UE leaders remember working with Peter Knowlton.

“My first thought upon meeting Peter Knowlton that he was a very rumpled person. He reminded me of Columbo, not just because he was rumpled, but he was relentless in his questioning of everything and everybody. He would rarely stop until he got to the organizational heart of the issue, and until he had figured out a way to solve our members’ problems, and build the organization.

“He warned me that in his first two years on staff he wasn’t allowed to speak during caucuses, grievances and arbitration cases, or during negotiations. I told him that was probably not going to hold true in my case! We had numerous no-holds barred arguments over the years, but always knew at the end of the day that we were comrades fighting together to organize the working class.

“Peter was a UE loyalist through and through, and I am proud to call him my friend. He taught me everything I know about the labor movement, but he did not teach me everything he knows. I wish him all the best in his retirement, he certainly deserves it. However don’t be surprised to see him at a variety of UE events and actions in the future, and helping to guide the next generation of union leadership.”

—John Woodruff, former president, UE Local 222 and retired UE International Representative

“Peter Knowlton has a great passion for UE, its members, and for the labor movement and has dedicated his life to our struggle for justice.  I will miss working with him on a regular basis, but I know that he will continue to make contributions to UE even after his retirement.”

—Gene Elk, UE Director of Organization

“Peter’s contribution to the UE has been tremendous. It has been a pleasure serving with Peter both as a fellow region president and later as a fellow national officer. In both instances we found ourselves part of reorganization discussions, first with the reorganization of districts into regions in the mid-2000s and today with the reorganization of both the union’s regions and finances. His optimism and openness have been important qualities that contributed to both the regionalization processes and the work over the past few years with Unifor on the North American Solidarity Project.”

—Andrew Dinkelaker, UE Secretary-Treasurer

“Peter came into the union during the ’80s, when the psychological effect on union organizers of plant shutdowns and concession demands was pretty rough. Not only did he survive that particular decade, but he was an active warrior in that decade.
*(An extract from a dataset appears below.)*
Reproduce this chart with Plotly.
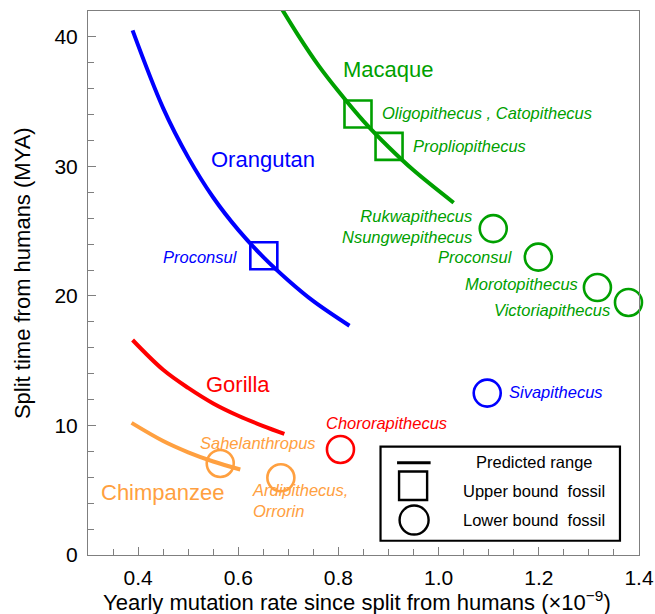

He was willing and skillful organizer, and he never lost faith in the enterprise of good, rank-and-file trade unionism.”

—Ed Bruno, retired UE Director of Organization

“Peter was wonderful to work with, and made an enormous contribution to the UE. He inspired people with his fearlessness about struggle. As a district and later regional president he really played a role in helping people understand the world we live in by exposing them to speakers and topics that you wouldn't necessarily hear on the shop floor.”

—Carol Lambiase, retired UE International Representative

“Peter’s a really great guy and the union's going to be missing a very fine person. When he came to help with the eminent domain fight at Local 284 he was new to the area but he just dove right in, head first. He put his heart and soul into it, as he did with everything. He’s a tireless worker, and I have nothing but good memories of Peter.”

—Carl Olsen, former president, UE Locals 284 and 248

“We could not have had a better partner and leader in the creation of the North American Solidarity Project than Peter Knowlton.  Peter immediately saw the need and the potential of a new alliance for change in the labor movement.  He understands entirely why Canadians demand a different kind of solidarity with US labor, he has an intimate knowledge of the US labor movement, and its progressive elements that can generate union renewal.”